Given problem: Retype only what runs from the first line of the listing to the line holding "from matplotlib.patches import Rectangle", both included. Do not retype the pictures.
────────────────────
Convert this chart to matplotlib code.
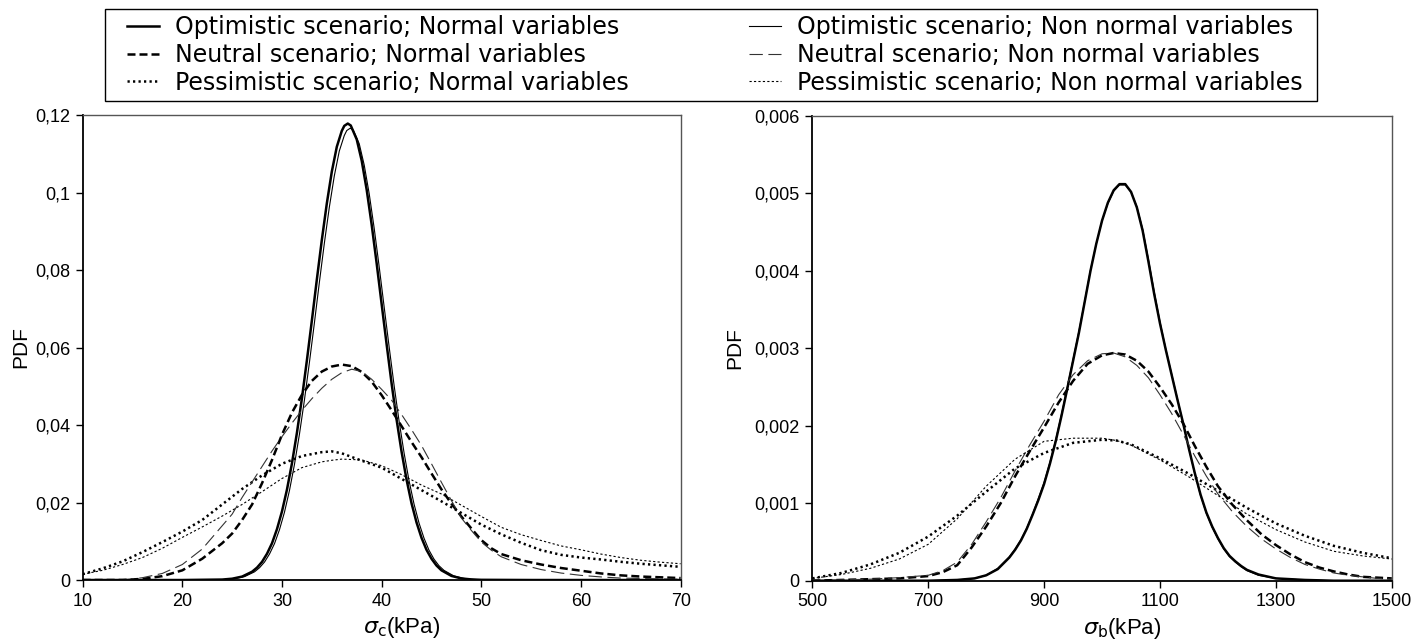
import matplotlib
matplotlib.use("Agg")
import matplotlib.pyplot as plt
from matplotlib.lines import Line2D
from matplotlib.patches import Rectangle

# ---------------- data ----------------
# Left panel: sigma_c (kPa)
c_opt_x = [10, 20, 24, 25, 26, 27, 27.5, 28, 28.5, 29, 29.5, 30, 30.5, 31, 31.5, 32, 32.5, 33,
           33.5, 34, 34.5, 35, 35.5, 36, 36.25, 36.6, 36.9, 37.5, 38, 38.5, 39, 39.5, 40, 40.5,
           41, 41.5, 42, 42.5, 43, 43.5, 44, 44.5, 45, 45.5, 46, 47, 48, 49, 50, 55, 70]
c_opt_n = [0, 0, 0.00012, 0.00034, 0.00089, 0.00214, 0.00321, 0.0047, 0.00679, 0.0095, 0.01315,
           0.0177, 0.02334, 0.0301, 0.0380, 0.0469, 0.0567, 0.0670, 0.0776, 0.0878, 0.0972,
           0.1054, 0.1118, 0.1159, 0.1172, 0.1178, 0.1173, 0.1137, 0.1082, 0.1007, 0.0917,
           0.0817, 0.0712, 0.0608, 0.0507, 0.0414, 0.0331, 0.0259, 0.0198, 0.01486, 0.0109,
           0.0078, 0.0055, 0.00375, 0.0025, 0.00106, 0.00041, 0.00015, 0.00005, 0, 0]
c_opt_nn_x = [10, 20, 24.25, 25.25, 26.25, 27.25, 27.75, 28.25, 28.75, 29.25, 29.75, 30.25,
              30.75, 31.25, 31.75, 32.25, 32.75, 33.25, 33.75, 34.25, 34.75, 35.25, 35.75,
              36.25, 36.5, 36.85, 37.15, 37.75, 38.25, 38.75, 39.25, 39.75, 40.25, 40.75,
              41.25, 41.75, 42.25, 42.75, 43.25, 43.75, 44.25, 44.75, 45.25, 45.75, 46.25,
              47.25, 48.25, 49.25, 50.25, 55, 70]
c_opt_nn = [0, 0, 0.00012, 0.00034, 0.00088, 0.00212, 0.00318, 0.00465, 0.00672, 0.0094,
            0.0130, 0.0175, 0.0231, 0.0298, 0.0376, 0.0464, 0.0561, 0.0663, 0.0768, 0.0869,
            0.0962, 0.1043, 0.1107, 0.1147, 0.1160, 0.1166, 0.1161, 0.1126, 0.1071, 0.0997,
            0.0908, 0.0809, 0.0705, 0.0602, 0.0502, 0.0410, 0.0328, 0.0256, 0.0196, 0.0147,
            0.0108, 0.0077, 0.0054, 0.0037, 0.0025, 0.00105, 0.00041, 0.00015, 0.00005, 0, 0]

c_neu_x = [10, 14, 16, 18, 20, 22, 24, 25, 26, 27, 28, 29, 30, 31, 32, 33, 34, 35, 36, 37, 38,
           39, 40, 41, 42, 43, 44, 45, 46, 47, 48, 49, 50, 51, 52, 54, 56, 58, 60, 62, 64, 66,
           68, 70]
c_neu_n = [0, 0, 0.0003, 0.0010, 0.0025, 0.0055, 0.0095, 0.0120, 0.0155, 0.0195, 0.0250, 0.0310,
           0.0375, 0.0432, 0.0478, 0.0514, 0.0538, 0.0551, 0.0556, 0.0552, 0.0537, 0.0512,
           0.0477, 0.0438, 0.0397, 0.0356, 0.0317, 0.0275, 0.0234, 0.0197, 0.0164, 0.0133,
           0.0103, 0.0082, 0.0067, 0.0051, 0.0040, 0.0031, 0.0024, 0.0017, 0.0012, 0.0009,
           0.0007, 0.0005]
c_neu_nn = [0, 0, 0.0006, 0.0017, 0.0040, 0.0080, 0.0140, 0.0170, 0.0213, 0.0253, 0.0293,
            0.0333, 0.0370, 0.0405, 0.0438, 0.0468, 0.0495, 0.0518, 0.0535, 0.0544, 0.0538,
            0.0518, 0.0492, 0.0464, 0.0427, 0.0388, 0.0347, 0.0300, 0.0252, 0.0205, 0.0160,
            0.0128, 0.0098, 0.0077, 0.0060, 0.0040, 0.0027, 0.0018, 0.0012, 0.0008, 0.0005,
            0.0004, 0.0003, 0.0002]

c_pes_x = [10, 12, 14, 16, 18, 20, 22, 24, 26, 28, 30, 32, 34, 35, 36, 38, 40, 42, 44, 46, 48,
           50, 52, 54, 56, 58, 60, 62, 64, 66, 68, 70]
c_pes_n = [0.0015, 0.0030, 0.0048, 0.0072, 0.0098, 0.0125, 0.0155, 0.0195, 0.0235, 0.0270,
           0.0300, 0.0320, 0.0330, 0.0332, 0.0327, 0.0308, 0.0290, 0.0261, 0.0232, 0.0203,
           0.0173, 0.0143, 0.0118, 0.0096, 0.0077, 0.0065, 0.0058, 0.0053, 0.0047, 0.0042,
           0.0038, 0.0034]
c_pes_nn = [0.0015, 0.0025, 0.0040, 0.0058, 0.0082, 0.0110, 0.0137, 0.0165, 0.0195, 0.0228,
            0.0262, 0.0290, 0.0305, 0.0309, 0.0312, 0.0310, 0.0295, 0.0272, 0.0245, 0.0222,
            0.0193, 0.0164, 0.0136, 0.0117, 0.0102, 0.0088, 0.0078, 0.0067, 0.0058, 0.0051,
            0.0046, 0.0042]

# Right panel: sigma_b (kPa)
b_opt_x = [500, 700, 750, 780, 800, 820, 840, 850, 860, 870, 880, 890, 900, 910, 920, 930, 940,
           950, 960, 970, 980, 990, 1000, 1010, 1020, 1030, 1040, 1050, 1060, 1070, 1080, 1090,
           1100, 1110, 1120, 1130, 1140, 1150, 1160, 1170, 1180, 1190, 1200, 1210, 1220, 1230,
           1240, 1250, 1270, 1300, 1350, 1400, 1500]
b_opt_n = [0, 0, 0.00001, 0.00003, 0.00007, 0.00015, 0.00030, 0.00040, 0.00052, 0.00067,
           0.00085, 0.00104, 0.00125, 0.00151, 0.00180, 0.00213, 0.00248, 0.00284, 0.00320,
           0.00360, 0.00400, 0.00435, 0.00465, 0.00488, 0.00504, 0.00512, 0.00512, 0.00502,
           0.00482, 0.00452, 0.00412, 0.00370, 0.00332, 0.00298, 0.00266, 0.00234, 0.00203,
           0.00170, 0.00139, 0.00111, 0.00088, 0.00070, 0.00055, 0.00042, 0.00032, 0.00025,
           0.00019, 0.00014, 0.00008, 0.00003, 0.00001, 0, 0]
b_opt_nn = [0, 0, 0.00001, 0.00003, 0.00007, 0.00016, 0.00031, 0.00041, 0.00053, 0.00068,
            0.00086, 0.00106, 0.00127, 0.00153, 0.00182, 0.00215, 0.00250, 0.00286, 0.00322,
            0.00361, 0.00401, 0.00435, 0.00465, 0.00487, 0.00503, 0.00511, 0.00511, 0.00502,
            0.00483, 0.00454, 0.00415, 0.00373, 0.00334, 0.00299, 0.00267, 0.00235, 0.00203,
            0.00170, 0.00138, 0.00110, 0.00087, 0.00069, 0.00054, 0.00041, 0.00031, 0.00024,
            0.00018, 0.00013, 0.00007, 0.00003, 0.00001, 0, 0]

b_neu_x = [500, 550, 600, 650, 700, 725, 750, 775, 800, 825, 850, 875, 900, 925, 950, 975,
           1000, 1020, 1040, 1060, 1080, 1100, 1120, 1140, 1160, 1180, 1200, 1225, 1250, 1275,
           1300, 1325, 1350, 1375, 1400, 1425, 1450, 1475, 1500]
b_neu_n = [0, 0.00001, 0.00002, 0.00003, 0.00006, 0.00011, 0.00020, 0.00043, 0.00070, 0.00100,
           0.00135, 0.00167, 0.00198, 0.00230, 0.00258, 0.00280, 0.00291, 0.00294, 0.00292,
           0.00284, 0.00270, 0.00250, 0.00228, 0.00203, 0.00174, 0.00147, 0.00122, 0.00098,
           0.00078, 0.00060, 0.00046, 0.00034, 0.00024, 0.00017, 0.00012, 0.00008, 0.00005,
           0.00004, 0.00003]
b_neu_nn = [0, 0.00001, 0.00002, 0.00004, 0.00007, 0.00013, 0.00024, 0.00047, 0.00076,
            0.00107, 0.00142, 0.00175, 0.00206, 0.00240, 0.00266, 0.00284, 0.00293, 0.00294,
            0.00289, 0.00278, 0.00262, 0.00240, 0.00216, 0.00189, 0.00161, 0.00135, 0.00112,
            0.00089, 0.00070, 0.00054, 0.00041, 0.00030, 0.00021, 0.00015, 0.00010, 0.00007,
            0.00005, 0.00003, 0.00002]

b_pes_x = [500, 550, 600, 650, 700, 750, 800, 850, 900, 950, 1000, 1025, 1050, 1100, 1150,
           1200, 1250, 1300, 1350, 1400, 1450, 1500]
b_pes_n = [0.00003, 0.00010, 0.00021, 0.00036, 0.00057, 0.00084, 0.00115, 0.00145, 0.00165,
           0.00178, 0.00182, 0.00181, 0.00176, 0.00158, 0.00138, 0.00116, 0.00094, 0.00074,
           0.00058, 0.00045, 0.00036, 0.00029]
b_pes_nn = [0.00003, 0.00008, 0.00016, 0.00028, 0.00047, 0.00080, 0.00122, 0.00157, 0.00180,
            0.00184, 0.00184, 0.00181, 0.00175, 0.00156, 0.00134, 0.00110, 0.00086, 0.00066,
            0.00050, 0.00038, 0.00032, 0.00028]

c_xticks = [10, 20, 30, 40, 50, 60, 70]
c_yticks = [0, 0.02, 0.04, 0.06, 0.08, 0.1, 0.12]
c_yticklabels = ["0", "0,02", "0,04", "0,06", "0,08", "0,1", "0,12"]
b_xticks = [500, 700, 900, 1100, 1300, 1500]
b_yticks = [0, 0.001, 0.002, 0.003, 0.004, 0.005, 0.006]
b_yticklabels = ["0", "0,001", "0,002", "0,003", "0,004", "0,005", "0,006"]

legend_labels = [
    "Optimistic scenario; Normal variables",
    "Neutral scenario; Normal variables",
    "Pessimistic scenario; Normal variables",
    "Optimistic scenario; Non normal variables",
    "Neutral scenario; Non normal variables",
    "Pessimistic scenario; Non normal variables",
]

# ---------------- styles ----------------
THICK = 1.8
THIN = 0.8
styles = [
    dict(color="black", lw=THICK, ls="-"),
    dict(color="black", lw=THICK, ls=(0, (3.2, 1.6))),
    dict(color="black", lw=THICK, ls=(0, (0.9, 1.3))),
    dict(color="black", lw=THIN, ls="-"),
    dict(color="#333333", lw=THIN, ls=(0, (12, 5))),
    dict(color="black", lw=THIN, ls=(0, (2, 2))),
]

plt.rcParams["font.family"] = ["Liberation Sans", "DejaVu Sans"]
fig = plt.figure(figsize=(14.13, 6.39), dpi=100)
ax1 = fig.add_axes([0.0585, 0.0923, 0.4232, 0.7277])
ax2 = fig.add_axes([0.5749, 0.0912, 0.4101, 0.7273])

def draw(ax, series):
    for (xs, ys), st in zip(series, styles):
        ax.plot(xs, ys, **st, solid_capstyle="butt", dash_capstyle="butt",
                solid_joinstyle="round")

draw(ax1, [
    (c_opt_x, c_opt_n), (c_neu_x, c_neu_n), (c_pes_x, c_pes_n),
    (c_opt_nn_x, c_opt_nn), (c_neu_x, c_neu_nn), (c_pes_x, c_pes_nn)])
draw(ax2, [
    (b_opt_x, b_opt_n), (b_neu_x, b_neu_n), (b_pes_x, b_pes_n),
    (b_opt_x, b_opt_nn), (b_neu_x, b_neu_nn), (b_pes_x, b_pes_nn)])

def style_axes(ax, xt, yt, ytl, xlabel, ypad):
    ax.set_xlim(xt[0], xt[-1])
    ax.set_ylim(yt[0], yt[-1])
    ax.set_xticks(xt)
    ax.set_xticklabels([str(v) for v in xt])
    ax.set_yticks(yt)
    ax.set_yticklabels(ytl)
    ax.tick_params(direction="out", length=5, width=1, labelsize=13, pad=4, colors="black")
    for s in ("left", "bottom"):
        ax.spines[s].set_linewidth(1.3)
        ax.spines[s].set_color("black")
    for s in ("top", "right"):
        ax.spines[s].set_linewidth(1.0)
        ax.spines[s].set_color("#555555")
    ax.set_ylabel("PDF", fontsize=15, labelpad=ypad)
    ax.set_xlabel(xlabel, fontsize=16)
    ax.xaxis.set_label_coords(0.534, -0.075)

style_axes(ax1, c_xticks, c_yticks, c_yticklabels, r"$\sigma_{\mathrm{c}}$(kPa)", 3)
style_axes(ax2, b_xticks, b_yticks, b_yticklabels, r"$\sigma_{\mathrm{b}}$(kPa)", 7)
ax2.axhline(b_yticks[-1], xmin=0, xmax=0.2, color="black", lw=1.3)

# legend frame drawn separately, legend itself frameless
fig.patches.append(Rectangle((105 / 1413, 1 - 101 / 639), 1212 / 1413, 92 / 639,
                             transform=fig.transFigure, fill=False, ec="black", lw=1.0))
handles = [Line2D([], [], **st) for st in styles]
leg = fig.legend(handles, legend_labels, loc="center left",
                 bbox_to_anchor=(127 / 1413, 1 - 55 / 639),
                 ncol=2, frameon=False, borderpad=0, borderaxespad=0,
                 handlelength=1.35, handletextpad=0.68, columnspacing=5.1, labelspacing=0.15,
                 prop={"family": "DejaVu Sans", "size": 17})

fig.savefig("out.png", dpi=100)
────────────────────
Result below:
Convert this chart to matplotlib code.
import matplotlib
matplotlib.use("Agg")
import matplotlib.pyplot as plt
from matplotlib.lines import Line2D
from matplotlib.patches import Rectangle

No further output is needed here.